RECORD EXTRACTS:
● ● ●
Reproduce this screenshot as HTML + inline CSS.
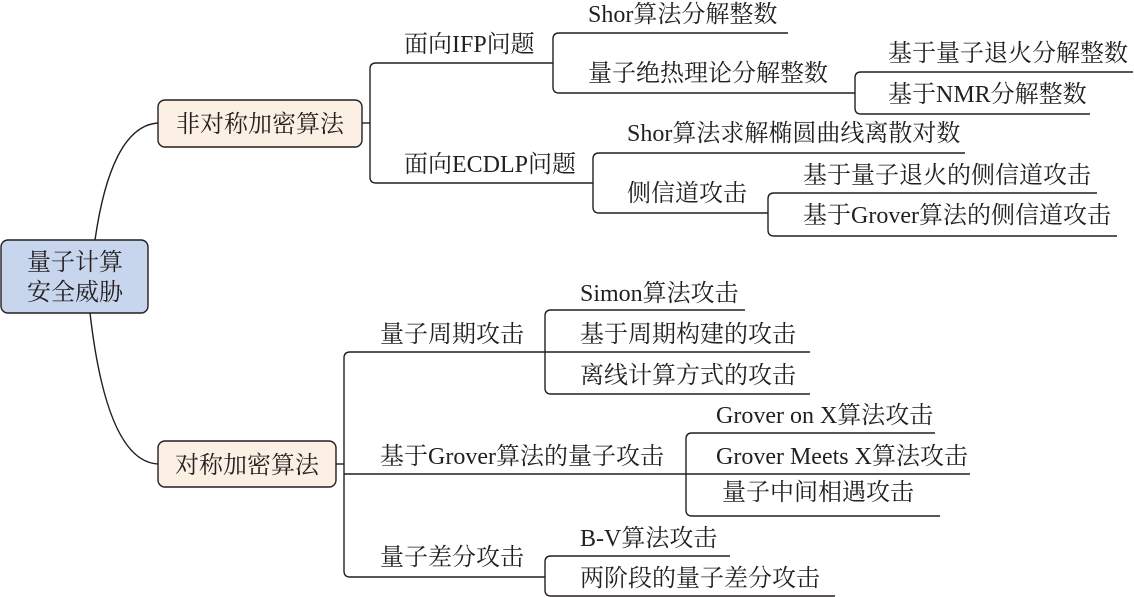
<!DOCTYPE html>
<html><head><meta charset="utf-8"><style>
html,body{margin:0;padding:0;background:#fff;}
svg{display:block;}
text{font-family:"Liberation Serif","Noto Serif CJK SC",serif;font-size:24px;fill:#231f20;}
</style></head><body>
<svg width="1134" height="597" viewBox="0 0 1134 597" xmlns="http://www.w3.org/2000/svg">
<g fill="none" stroke="#231f20" stroke-width="1.4">
<path d="M95 240 C105 170 125 125 158 123"/>
<path d="M90 313 C100 400 120 462 158 464"/>
<path d="M362 123 H370"/>
<path d="M553 63 H376 Q370 63 370 69 V177 Q370 183 376 183 H593"/>
<path d="M788 33 H559 Q553 33 553 39 V87 Q553 93 559 93 H855"/>
<path d="M1133 72 H861 Q855 72 855 78 V108 Q855 114 861 114 H1090"/>
<path d="M965 153 H599 Q593 153 593 159 V207 Q593 213 599 213 H768"/>
<path d="M1097 193 H774 Q768 193 768 199 V230 Q768 236 774 236 H1117"/>
<path d="M336 464 H344"/>
<path d="M545 352 H350 Q344 352 344 358 V571 Q344 577 350 577 H545"/>
<path d="M344 474 H686"/>
<path d="M745 310 H551 Q545 310 545 316 V388 Q545 394 551 394 H810"/>
<path d="M545 352 H810"/>
<path d="M935 433 H692 Q686 433 686 439 V510 Q686 516 692 516 H940"/>
<path d="M686 474 H970"/>
<path d="M730 556 H551 Q545 556 545 562 V590 Q545 596 551 596 H835"/>
</g>
<rect x="1" y="240" width="147" height="73" rx="7" fill="#c8d6ed" stroke="#231f20" stroke-width="1.4"/>
<rect x="158" y="100" width="204" height="47" rx="7" fill="#fcefe3" stroke="#231f20" stroke-width="1.4"/>
<rect x="158" y="441" width="178" height="46" rx="7" fill="#fcefe3" stroke="#231f20" stroke-width="1.4"/>
<text x="75" y="270" text-anchor="middle">量子计算</text>
<text x="75" y="300" text-anchor="middle">安全威胁</text>
<text x="260" y="132" text-anchor="middle">非对称加密算法</text>
<text x="247" y="473" text-anchor="middle">对称加密算法</text>
<text x="404" y="52">面向IFP问题</text>
<text x="404" y="172">面向ECDLP问题</text>
<text x="588" y="22">Shor算法分解整数</text>
<text x="588" y="81">量子绝热理论分解整数</text>
<text x="888" y="61">基于量子退火分解整数</text>
<text x="888" y="102">基于NMR分解整数</text>
<text x="627" y="141">Shor算法求解椭圆曲线离散对数</text>
<text x="627" y="201">侧信道攻击</text>
<text x="803" y="183">基于量子退火的侧信道攻击</text>
<text x="803" y="223">基于Grover算法的侧信道攻击</text>
<text x="380" y="342">量子周期攻击</text>
<text x="380" y="464">基于Grover算法的量子攻击</text>
<text x="380" y="565">量子差分攻击</text>
<text x="580" y="301">Simon算法攻击</text>
<text x="580" y="342">基于周期构建的攻击</text>
<text x="580" y="383">离线计算方式的攻击</text>
<text x="716" y="423">Grover on X算法攻击</text>
<text x="716" y="464">Grover Meets X算法攻击</text>
<text x="722" y="500">量子中间相遇攻击</text>
<text x="580" y="546">B-V算法攻击</text>
<text x="580" y="586">两阶段的量子差分攻击</text>
</svg>
</body></html>
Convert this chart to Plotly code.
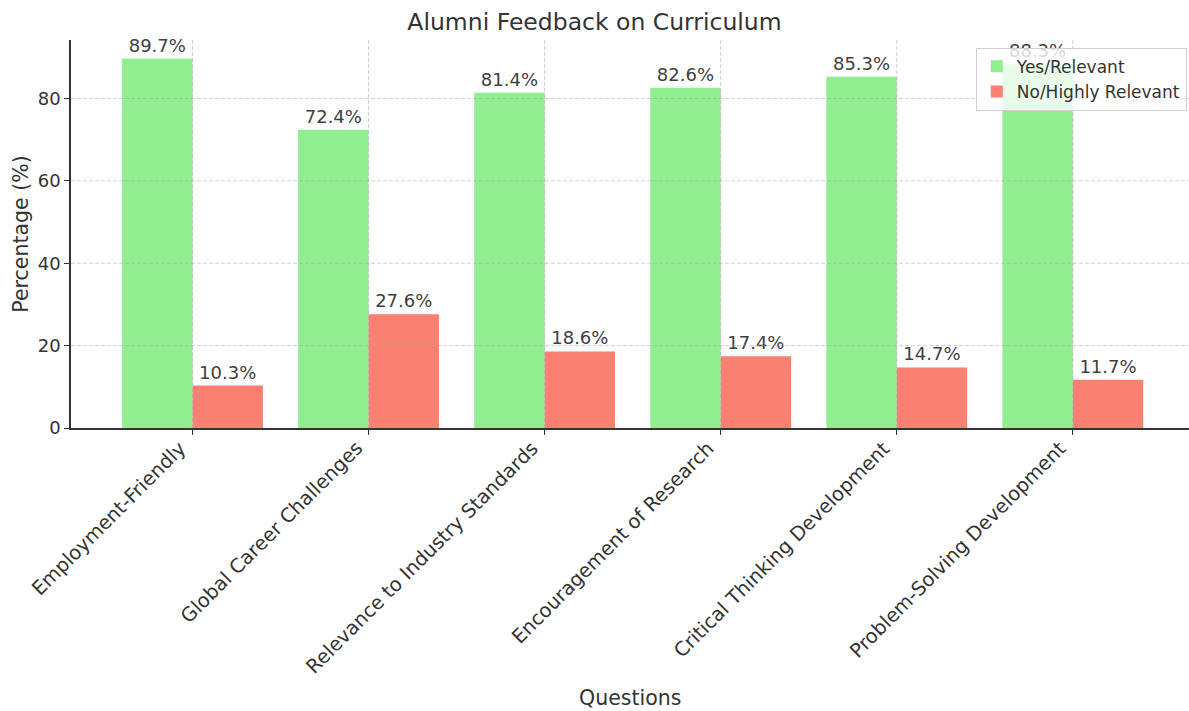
● ● ●
WHAT YOU ARE ASKED TO DO: Reproduce the data above in full, exactly as it is, with the pictures left out.

ANSWER TO THE TASK:
Reproduce this screenshot as HTML + inline CSS.
<!DOCTYPE html>
<html><head><meta charset="utf-8"><style>
html,body{margin:0;padding:0;background:#fff;}
svg{display:block;}
text{font-family:"Liberation Serif","Noto Serif CJK SC",serif;font-size:24px;fill:#231f20;}
</style></head><body>
<svg width="1134" height="597" viewBox="0 0 1134 597" xmlns="http://www.w3.org/2000/svg">
<g fill="none" stroke="#231f20" stroke-width="1.4">
<path d="M95 240 C105 170 125 125 158 123"/>
<path d="M90 313 C100 400 120 462 158 464"/>
<path d="M362 123 H370"/>
<path d="M553 63 H376 Q370 63 370 69 V177 Q370 183 376 183 H593"/>
<path d="M788 33 H559 Q553 33 553 39 V87 Q553 93 559 93 H855"/>
<path d="M1133 72 H861 Q855 72 855 78 V108 Q855 114 861 114 H1090"/>
<path d="M965 153 H599 Q593 153 593 159 V207 Q593 213 599 213 H768"/>
<path d="M1097 193 H774 Q768 193 768 199 V230 Q768 236 774 236 H1117"/>
<path d="M336 464 H344"/>
<path d="M545 352 H350 Q344 352 344 358 V571 Q344 577 350 577 H545"/>
<path d="M344 474 H686"/>
<path d="M745 310 H551 Q545 310 545 316 V388 Q545 394 551 394 H810"/>
<path d="M545 352 H810"/>
<path d="M935 433 H692 Q686 433 686 439 V510 Q686 516 692 516 H940"/>
<path d="M686 474 H970"/>
<path d="M730 556 H551 Q545 556 545 562 V590 Q545 596 551 596 H835"/>
</g>
<rect x="1" y="240" width="147" height="73" rx="7" fill="#c8d6ed" stroke="#231f20" stroke-width="1.4"/>
<rect x="158" y="100" width="204" height="47" rx="7" fill="#fcefe3" stroke="#231f20" stroke-width="1.4"/>
<rect x="158" y="441" width="178" height="46" rx="7" fill="#fcefe3" stroke="#231f20" stroke-width="1.4"/>
<text x="75" y="270" text-anchor="middle">量子计算</text>
<text x="75" y="300" text-anchor="middle">安全威胁</text>
<text x="260" y="132" text-anchor="middle">非对称加密算法</text>
<text x="247" y="473" text-anchor="middle">对称加密算法</text>
<text x="404" y="52">面向IFP问题</text>
<text x="404" y="172">面向ECDLP问题</text>
<text x="588" y="22">Shor算法分解整数</text>
<text x="588" y="81">量子绝热理论分解整数</text>
<text x="888" y="61">基于量子退火分解整数</text>
<text x="888" y="102">基于NMR分解整数</text>
<text x="627" y="141">Shor算法求解椭圆曲线离散对数</text>
<text x="627" y="201">侧信道攻击</text>
<text x="803" y="183">基于量子退火的侧信道攻击</text>
<text x="803" y="223">基于Grover算法的侧信道攻击</text>
<text x="380" y="342">量子周期攻击</text>
<text x="380" y="464">基于Grover算法的量子攻击</text>
<text x="380" y="565">量子差分攻击</text>
<text x="580" y="301">Simon算法攻击</text>
<text x="580" y="342">基于周期构建的攻击</text>
<text x="580" y="383">离线计算方式的攻击</text>
<text x="716" y="423">Grover on X算法攻击</text>
<text x="716" y="464">Grover Meets X算法攻击</text>
<text x="722" y="500">量子中间相遇攻击</text>
<text x="580" y="546">B-V算法攻击</text>
<text x="580" y="586">两阶段的量子差分攻击</text>
</svg>
</body></html>
Convert this chart to Plotly code.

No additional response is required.